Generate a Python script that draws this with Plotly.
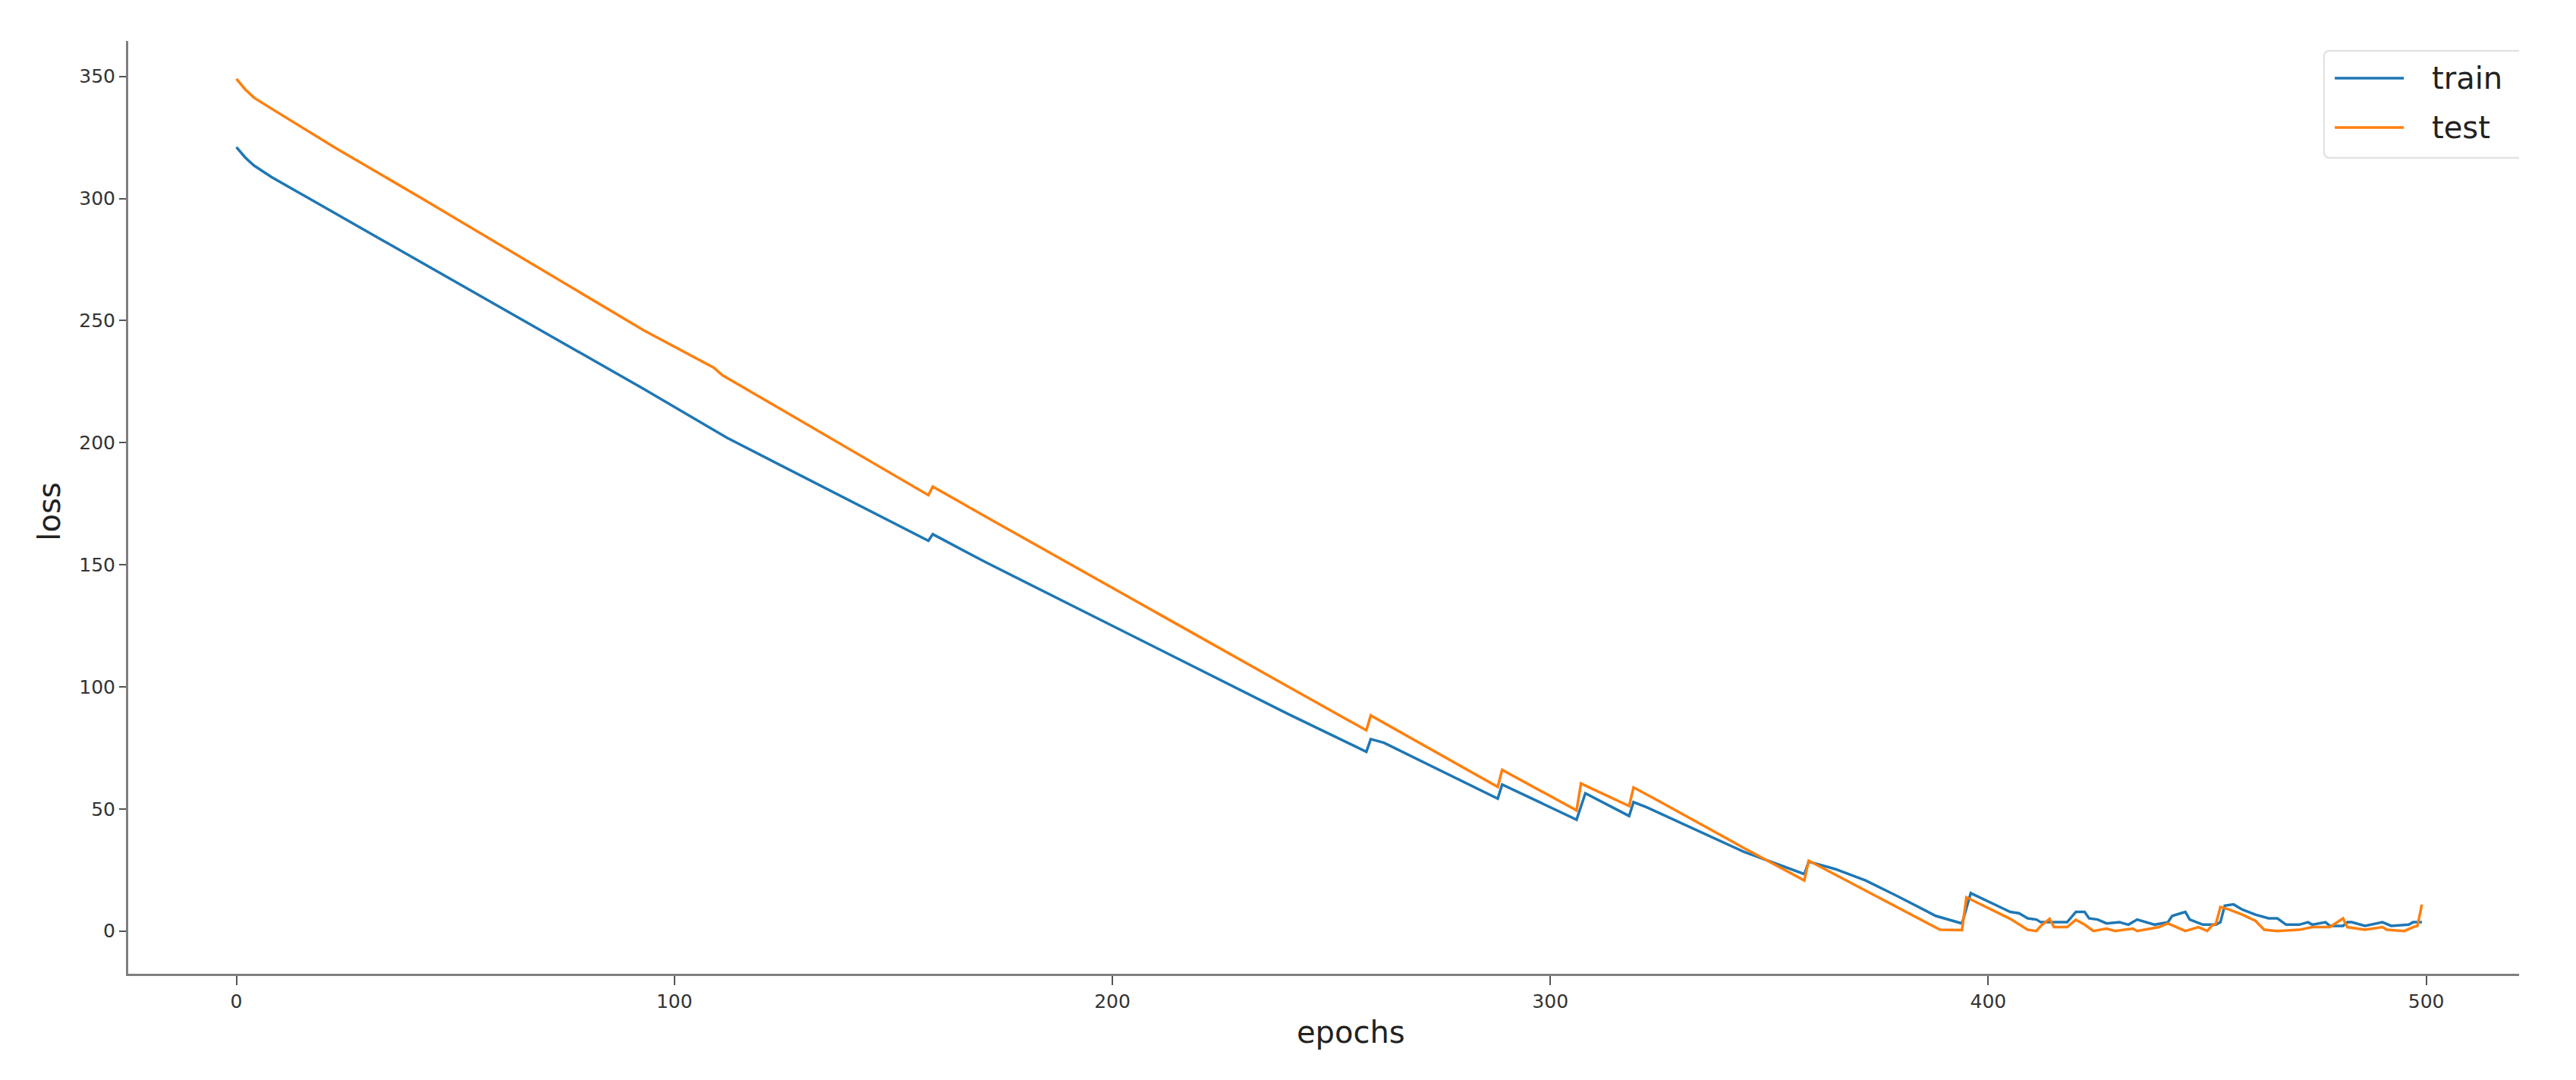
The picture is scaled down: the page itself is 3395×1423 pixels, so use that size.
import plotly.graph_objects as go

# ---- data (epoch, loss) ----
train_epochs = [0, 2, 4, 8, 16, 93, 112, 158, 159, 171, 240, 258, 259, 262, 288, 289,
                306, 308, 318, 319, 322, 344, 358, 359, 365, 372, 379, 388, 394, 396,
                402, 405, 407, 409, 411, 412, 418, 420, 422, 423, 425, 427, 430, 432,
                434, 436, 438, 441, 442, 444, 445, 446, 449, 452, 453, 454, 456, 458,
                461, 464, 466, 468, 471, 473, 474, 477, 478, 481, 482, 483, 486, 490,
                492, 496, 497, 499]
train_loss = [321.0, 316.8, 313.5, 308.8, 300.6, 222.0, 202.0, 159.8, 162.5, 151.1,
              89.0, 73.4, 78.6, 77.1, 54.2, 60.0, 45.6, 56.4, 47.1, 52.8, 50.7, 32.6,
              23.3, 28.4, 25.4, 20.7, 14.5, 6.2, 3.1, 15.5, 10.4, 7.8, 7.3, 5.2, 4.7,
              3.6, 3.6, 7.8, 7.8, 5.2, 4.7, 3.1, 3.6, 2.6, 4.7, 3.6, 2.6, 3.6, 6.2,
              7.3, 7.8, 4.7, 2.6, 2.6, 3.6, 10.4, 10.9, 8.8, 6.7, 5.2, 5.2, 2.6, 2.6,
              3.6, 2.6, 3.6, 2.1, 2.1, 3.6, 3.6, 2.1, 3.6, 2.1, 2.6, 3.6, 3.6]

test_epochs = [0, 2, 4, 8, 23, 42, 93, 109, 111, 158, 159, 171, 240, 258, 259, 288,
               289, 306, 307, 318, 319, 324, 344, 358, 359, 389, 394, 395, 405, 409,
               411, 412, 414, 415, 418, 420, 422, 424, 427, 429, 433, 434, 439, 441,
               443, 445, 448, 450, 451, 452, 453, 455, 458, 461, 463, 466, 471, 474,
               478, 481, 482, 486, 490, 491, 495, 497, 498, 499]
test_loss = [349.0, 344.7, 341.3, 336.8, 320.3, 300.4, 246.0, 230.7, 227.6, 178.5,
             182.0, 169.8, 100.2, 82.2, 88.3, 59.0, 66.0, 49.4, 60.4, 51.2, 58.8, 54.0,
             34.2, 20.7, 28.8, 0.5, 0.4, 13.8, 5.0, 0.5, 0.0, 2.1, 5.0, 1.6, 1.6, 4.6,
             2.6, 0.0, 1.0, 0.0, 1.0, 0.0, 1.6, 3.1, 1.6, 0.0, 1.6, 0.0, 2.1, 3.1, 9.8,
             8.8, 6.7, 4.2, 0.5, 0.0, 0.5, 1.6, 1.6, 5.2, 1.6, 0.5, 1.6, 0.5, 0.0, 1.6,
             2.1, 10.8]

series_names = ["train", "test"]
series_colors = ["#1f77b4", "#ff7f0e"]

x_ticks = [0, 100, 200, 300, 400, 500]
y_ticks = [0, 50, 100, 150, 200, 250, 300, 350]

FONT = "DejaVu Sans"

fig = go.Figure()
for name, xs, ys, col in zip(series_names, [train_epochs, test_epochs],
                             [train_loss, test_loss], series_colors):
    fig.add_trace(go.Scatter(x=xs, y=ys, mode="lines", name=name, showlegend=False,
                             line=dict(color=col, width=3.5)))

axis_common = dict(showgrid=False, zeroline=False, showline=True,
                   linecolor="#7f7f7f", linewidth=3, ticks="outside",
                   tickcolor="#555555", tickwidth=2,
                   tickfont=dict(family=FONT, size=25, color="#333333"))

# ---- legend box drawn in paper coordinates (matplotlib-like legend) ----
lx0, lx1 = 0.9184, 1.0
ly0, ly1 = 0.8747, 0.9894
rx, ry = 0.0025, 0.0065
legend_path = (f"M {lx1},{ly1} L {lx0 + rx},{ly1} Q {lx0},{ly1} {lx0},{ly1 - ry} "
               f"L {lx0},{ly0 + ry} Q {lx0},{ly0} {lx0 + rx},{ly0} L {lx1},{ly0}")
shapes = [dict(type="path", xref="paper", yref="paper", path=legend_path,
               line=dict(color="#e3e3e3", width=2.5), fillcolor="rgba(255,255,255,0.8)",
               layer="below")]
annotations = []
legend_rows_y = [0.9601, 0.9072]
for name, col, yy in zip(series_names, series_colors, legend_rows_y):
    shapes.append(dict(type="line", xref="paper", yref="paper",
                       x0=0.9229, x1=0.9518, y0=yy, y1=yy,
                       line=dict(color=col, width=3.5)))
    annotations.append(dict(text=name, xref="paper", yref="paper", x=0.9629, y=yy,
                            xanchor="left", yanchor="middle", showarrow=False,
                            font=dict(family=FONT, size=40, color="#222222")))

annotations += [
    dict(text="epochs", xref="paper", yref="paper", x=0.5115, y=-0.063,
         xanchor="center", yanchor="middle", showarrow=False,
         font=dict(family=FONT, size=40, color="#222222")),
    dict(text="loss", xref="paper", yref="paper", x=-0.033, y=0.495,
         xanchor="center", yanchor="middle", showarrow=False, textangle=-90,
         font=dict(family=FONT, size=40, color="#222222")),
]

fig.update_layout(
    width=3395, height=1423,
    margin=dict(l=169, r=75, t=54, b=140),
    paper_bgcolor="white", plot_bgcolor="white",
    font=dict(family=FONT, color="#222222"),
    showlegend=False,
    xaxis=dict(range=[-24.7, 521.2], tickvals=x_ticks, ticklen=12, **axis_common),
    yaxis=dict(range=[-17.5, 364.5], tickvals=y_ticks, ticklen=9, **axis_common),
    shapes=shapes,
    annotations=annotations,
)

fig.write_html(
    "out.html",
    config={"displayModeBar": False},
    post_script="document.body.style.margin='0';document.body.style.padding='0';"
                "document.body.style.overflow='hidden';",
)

...

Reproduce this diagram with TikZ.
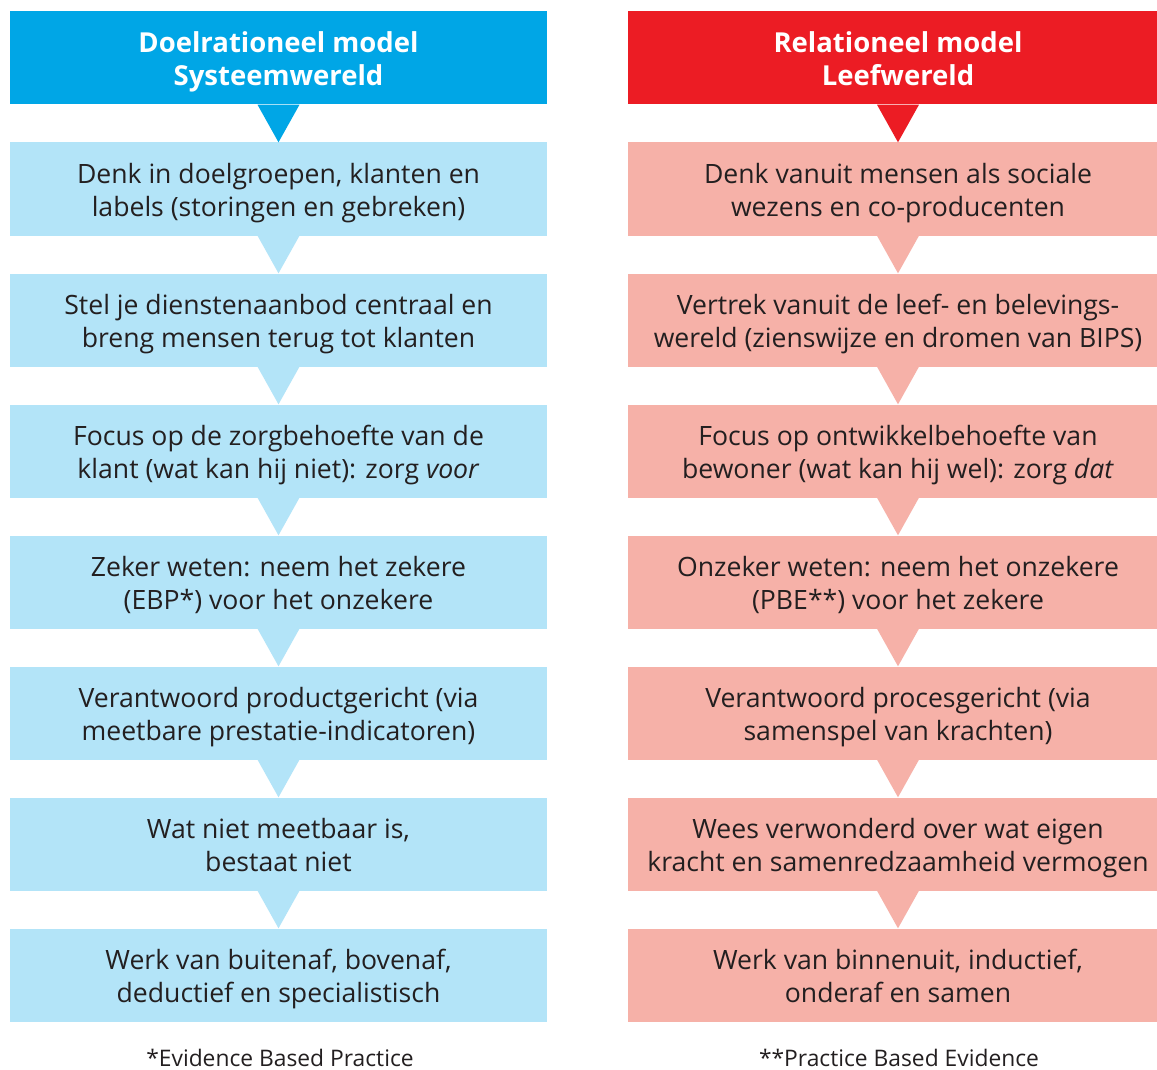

Request: Can you repeat, word for word, every line above from the one containing "The picture is" down to the one containing "import plotly.graph_objects as go", including both?

The answer:
The picture is scaled down: the page itself is 3395×1423 pixels, so use that size.
import plotly.graph_objects as go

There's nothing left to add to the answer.